Despite the changes in society’s norms, as well as the federal legalization of same-sex marriages, the Illinois Supreme Court is still standing by a 1979 ruling regarding the rights of unmarried domestic partners when it comes to any property their former partner owns.
In Hewitt v. Hewitt, the Court had to decide whether or not Illinois marital laws applied to a couple who had lived together as husband and wife but who were never legally married. The couple, who had three children together, lived in a “family-like relationship” from 1960 to 1975. When they split, the woman (the plaintiff) filed for divorce, which was eventually dismissed based on the fact that no legal marriage license was ever obtained, nor did the couple ever have any kind of marriage ceremony.

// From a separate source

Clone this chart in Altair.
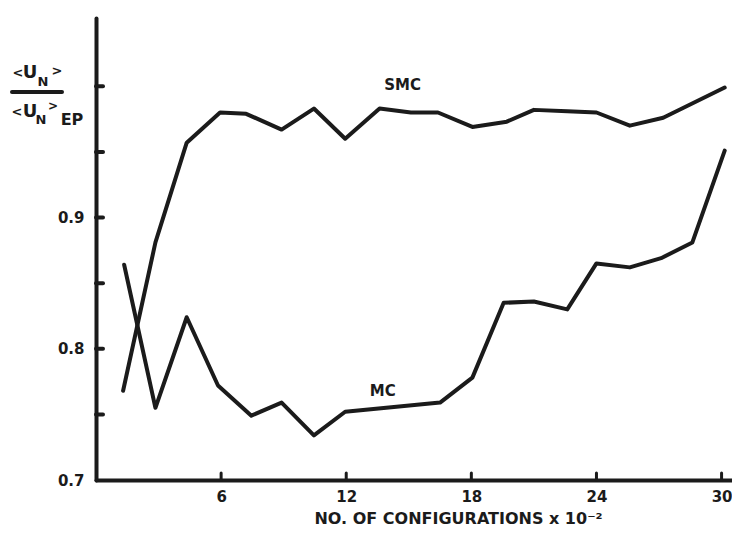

Since the man (the defendant) did not contest paternity of the children, any issue of child custody and/or support was covered under the state’s Paternity Act. The court instructed the plaintiff to file specific motions of what she was seeking regarding property and assets owned by the defendant. The lower court ruled against the plaintiff, but that decision was overturned by the Appellate Court, which ruled in her favor. That decision, however, was overturned by the Illinois Supreme Court, who ruled that the woman was not entitled to any of the man’s property or assets, despite living together for 15 years, based on a “policy of discouraging cohabitation between unmarried parties and disfavoring nonmarital children.”